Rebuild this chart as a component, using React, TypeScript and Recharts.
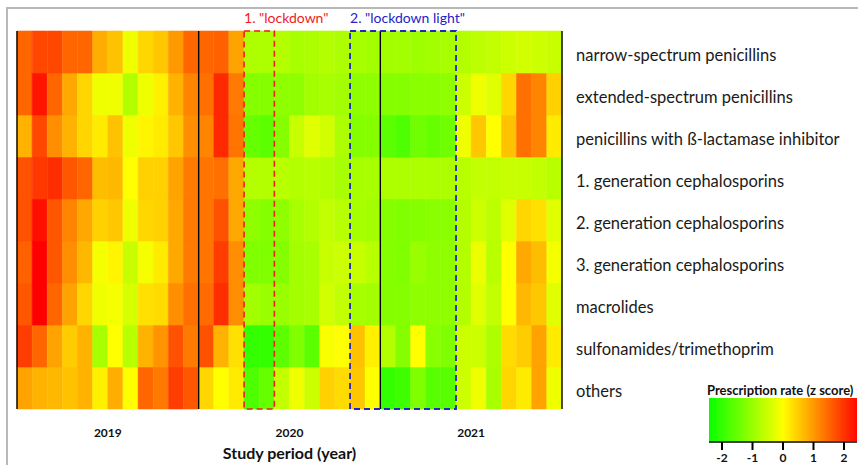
import { BarChart, Bar, Cell, XAxis, YAxis, ReferenceLine, ReferenceArea, Label } from 'recharts'

// colour scale: green (-) -> yellow (0) -> red (+)
const Z_MAX = 2.5
const FONT = 'Lato, "Open Sans", sans-serif'

const YEARS = ['2019', '2020', '2021']
const MONTH_NAMES = ['01', '02', '03', '04', '05', '06', '07', '08', '09', '10', '11', '12']
const MONTHS = YEARS.flatMap(y => MONTH_NAMES.map(m => `${y}-${m}`))

const ROW_LABELS = [
  'narrow-spectrum penicillins',
  'extended-spectrum penicillins',
  'penicillins with ß-lactamase inhibitor',
  '1. generation cephalosporins',
  '2. generation cephalosporins',
  '3. generation cephalosporins',
  'macrolides',
  'sulfonamides/trimethoprim',
  'others',
]

// z scores per month, 2019-01 .. 2021-12
const NARROW = [1.5, 1.8, 1.8, 1.5, 1.5, 0.8, 0.6, -0.15, 0.4, 0.55, 1.0, 1.5, 1.5, 1.55, 0.9, -0.8, -0.8, -0.75, -0.85, -0.8, -0.75, -0.8, -0.85, -0.9, -0.9, -0.9, -0.95, -0.9, -0.85, -0.75, -0.65, -0.6, -0.5, -0.45, -0.5, -0.55]
const EXTENDED = [1.5, 2.3, 1.5, 0.85, 0.4, -0.15, -0.15, -0.75, -0.15, 0.15, 0.75, 1.2, 1.4, 2.1, 1.3, -1.2, -1.2, -1.1, -1.1, -0.9, -0.85, -0.9, -1.1, -1.1, -1.2, -1.2, -1.15, -1.15, -1.1, -0.5, -0.15, -0.3, 0.4, 1.4, 1.2, 0.45]
const INHIBITOR = [0.75, 1.8, 1.1, 0.75, 0.4, 0.2, 0.6, -0.15, 0.1, 0.2, 0.55, 1.1, 1.2, 2.1, 1.35, -1.5, -1.6, -1.2, -0.55, -0.3, -0.45, -0.8, -1.2, -1.2, -1.6, -1.75, -1.4, -1.5, -1.4, -0.15, 0.55, 0.0, 0.6, 1.4, 1.2, 0.2]
const CEPH_1 = [1.7, 1.95, 2.05, 1.65, 1.5, 0.65, 0.7, 0.0, 0.45, 0.45, 0.9, 1.3, 1.35, 1.4, 0.85, -0.75, -0.75, -0.7, -0.75, -0.7, -0.75, -0.85, -0.85, -0.85, -0.8, -0.8, -0.8, -0.8, -0.8, -0.7, -0.6, -0.6, -0.55, -0.55, -0.6, -0.7]
const CEPH_2 = [1.7, 2.35, 1.65, 1.2, 0.85, 0.45, 0.55, -0.15, 0.4, 0.45, 0.85, 1.3, 1.35, 1.7, 0.85, -1.1, -1.2, -1.1, -0.85, -0.75, -0.6, -0.7, -0.85, -0.9, -1.2, -1.25, -1.2, -1.15, -1.15, -0.75, -0.5, -0.65, -0.3, 0.4, 0.3, -0.3]
const CEPH_3 = [1.55, 2.5, 1.65, 1.1, 0.7, -0.1, 0.1, -0.55, -0.1, 0.2, 0.85, 1.3, 1.35, 1.9, 1.1, -1.25, -1.25, -1.2, -0.9, -0.85, -0.55, -0.5, -0.55, -0.7, -1.2, -1.25, -1.0, -1.1, -1.1, -0.75, -0.2, -0.7, 0.0, 0.85, 0.65, -0.1]
const MACROLIDES = [1.65, 2.5, 1.5, 0.9, 0.4, -0.15, -0.1, -0.4, 0.3, 0.35, 1.1, 1.4, 1.45, 2.05, 1.1, -0.9, -1.0, -1.0, -0.9, -0.85, -0.45, -0.6, -0.85, -0.9, -1.2, -1.2, -1.1, -1.1, -1.1, -0.75, -0.3, -0.6, 0.0, 0.7, 0.55, -0.3]
const SULFONAMIDES = [1.9, 1.5, 0.9, 0.5, 0.75, -0.85, 0.0, -0.7, 0.75, 1.05, 1.7, 1.3, 1.7, 0.75, 0.3, -2.0, -2.0, -1.6, -1.25, -1.6, -0.05, 0.0, 0.6, 0.15, -0.75, -1.2, 0.0, -1.15, -1.25, -0.5, -0.5, -0.8, 0.35, 0.5, 0.9, 0.2]
const OTHERS = [0.9, 0.75, 0.7, 0.6, 0.75, 0.15, 0.8, 0.0, 1.5, 1.3, 1.9, 1.65, 0.4, 0.0, 0.2, -1.75, -1.5, -0.6, -0.15, -0.5, 0.45, 0.35, 0.55, 0.0, -2.0, -1.9, -1.25, -1.65, -1.65, -0.5, -0.15, -0.85, 0.4, 0.2, 0.9, -0.15]

const Z_ROWS = [NARROW, EXTENDED, INHIBITOR, CEPH_1, CEPH_2, CEPH_3, MACROLIDES, SULFONAMIDES, OTHERS]

// year blocks start at these months; labels sit at mid-year
const YEAR_STARTS = ['2019-01', '2020-01', '2021-01']
const YEAR_MID_TICKS = ['2019-07', '2020-07', '2021-07']
const LAST_MONTH = '2021-12'
const LOCKDOWN_1 = ['2020-04', '2020-05']
const LOCKDOWN_2 = ['2020-11', '2021-05']
const LEGEND_TICKS = [-2, -1, 0, 1, 2]

const ROW_TICKS = ROW_LABELS.map((_, i) => i + 0.5)

function zColor(z: number) {
  const t = Math.max(-1, Math.min(1, z / Z_MAX))
  const r = t < 0 ? Math.round(255 * (1 + t)) : 255
  const g = t > 0 ? Math.round(255 * (1 - t)) : 255
  return `rgb(${r},${g},0)`
}

const rowKey = (i: number) => `r${i}`

const data = MONTHS.map(month => {
  const d: Record<string, string | number> = { month }
  ROW_LABELS.forEach((_, i) => { d[rowKey(i)] = 1 })
  return d
})

const boxLabel = (text: string, color: string) => (props: any) => {
  const vb = props.viewBox
  return (
    <text x={vb.x} y={vb.y - 8} fill={color} fontSize={14} fontFamily={FONT}>{text}</text>
  )
}

// legend geometry
const LEG_X0 = 783
const LEG_UNIT = 30.5
const LEG_LEFT = 709
const LEG_RIGHT = 857

function ColorLegend() {
  const zl = (LEG_LEFT - LEG_X0) / LEG_UNIT
  const zr = (LEG_RIGHT - LEG_X0) / LEG_UNIT
  return (
    <svg width={858} height={465} style={{ position: 'absolute', left: 0, top: 0, pointerEvents: 'none' }}>
      <defs>
        <linearGradient id="zgrad" x1="0" x2="1" y1="0" y2="0">
          <stop offset="0" stopColor={zColor(zl)} />
          <stop offset={String(-zl / (zr - zl))} stopColor={zColor(0)} />
          <stop offset="1" stopColor={zColor(zr)} />
        </linearGradient>
      </defs>
      <text x={707} y={395} fontSize={13} fontWeight="bold" fill="#111" fontFamily={FONT}>Prescription rate (z score)</text>
      <rect x={LEG_LEFT} y={398} width={LEG_RIGHT - LEG_LEFT} height={43} fill="url(#zgrad)" />
      <line x1={LEG_LEFT} x2={LEG_RIGHT} y1={442} y2={442} stroke="#000" strokeWidth={1.5} />
      {LEGEND_TICKS.map(t => (
        <g key={t}>
          <line x1={LEG_X0 + t * LEG_UNIT} x2={LEG_X0 + t * LEG_UNIT} y1={442} y2={450} stroke="#000" strokeWidth={2} />
          <text x={LEG_X0 + t * LEG_UNIT} y={462} textAnchor="middle" fontSize={12} fontWeight="bold" fill="#111" fontFamily={FONT}>{t}</text>
        </g>
      ))}
    </svg>
  )
}

const boxProps = {
  y1: 0,
  y2: 9,
  fill: 'none',
  fillOpacity: 0,
  strokeDasharray: '6 4',
  zIndex: 1000,
  ifOverflow: 'visible' as const,
}

export default function App() {
  return (
    <div style={{ position: 'absolute', left: 0, top: 0, width: 858, height: 465, overflow: 'hidden', background: '#fff' }}>
      <div style={{ position: 'absolute', left: 6, top: 7, width: 900, height: 500, borderLeft: '2px solid #b8b8b8', borderTop: '2px solid #b8b8b8' }} />
      <div style={{ position: 'absolute', left: 0, top: 0 }}>
        <BarChart width={858} height={465} data={data} margin={{ top: 31, right: 0, bottom: 0, left: 17 }} barCategoryGap={0} barGap={0}>
          <XAxis
            dataKey="month"
            ticks={YEAR_MID_TICKS}
            interval={0}
            tickFormatter={(v: string) => v.slice(0, 4)}
            axisLine={false}
            tickLine={false}
            height={56}
            tickMargin={13}
            tick={{ fill: '#111', fontSize: 12, fontWeight: 'bold', fontFamily: FONT, dx: -7.6 }}
          >
            <Label value="Study period (year)" position="insideBottom" offset={6} fill="#111" fontSize={16} fontWeight="bold" fontFamily={FONT} />
          </XAxis>
          <YAxis
            orientation="right"
            type="number"
            domain={[0, 9]}
            ticks={ROW_TICKS}
            tickFormatter={(v: number) => ROW_LABELS[8 - Math.floor(v)]}
            axisLine={false}
            tickLine={false}
            width={296}
            tickMargin={8}
            tick={{ fill: '#1a1a1a', fontSize: 16.5, fontFamily: FONT, dy: 3 }}
          />
          {ROW_LABELS.map((_, i) => ROW_LABELS.length - 1 - i).map(r => (
            <Bar key={r} dataKey={rowKey(r)} stackId="heat" isAnimationActive={false}>
              {Z_ROWS[r].map((z, c) => (
                <Cell key={c} fill={zColor(z)} stroke={zColor(z)} strokeWidth={0.6} />
              ))}
            </Bar>
          ))}
          {YEAR_STARTS.map(m => (
            <ReferenceLine key={m} x={m} position="start" stroke="#000" strokeWidth={1.4} />
          ))}
          <ReferenceLine x={LAST_MONTH} position="end" stroke="#000" strokeWidth={1.4} />
          <ReferenceArea
            {...boxProps}
            x1={LOCKDOWN_1[0]}
            x2={LOCKDOWN_1[1]}
            stroke="#f01c1c"
            strokeWidth={1.6}
            label={boxLabel('1. "lockdown"', '#f01c1c')}
          />
          <ReferenceArea
            {...boxProps}
            x1={LOCKDOWN_2[0]}
            x2={LOCKDOWN_2[1]}
            stroke="#2323c8"
            strokeWidth={1.8}
            label={boxLabel('2. "lockdown light"', '#2323c8')}
          />
        </BarChart>
      </div>
      <ColorLegend />
    </div>
  )
}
====
_What you are asked to do_
Starting at the first line of the material, output exactly the lines up to and including the one with "ReferenceLine, ReferenceArea, Label". Do not include the pictures.

_Task response_
Rebuild this chart as a component, using React, TypeScript and Recharts.
import { BarChart, Bar, Cell, XAxis, YAxis, ReferenceLine, ReferenceArea, Label } from 'recharts'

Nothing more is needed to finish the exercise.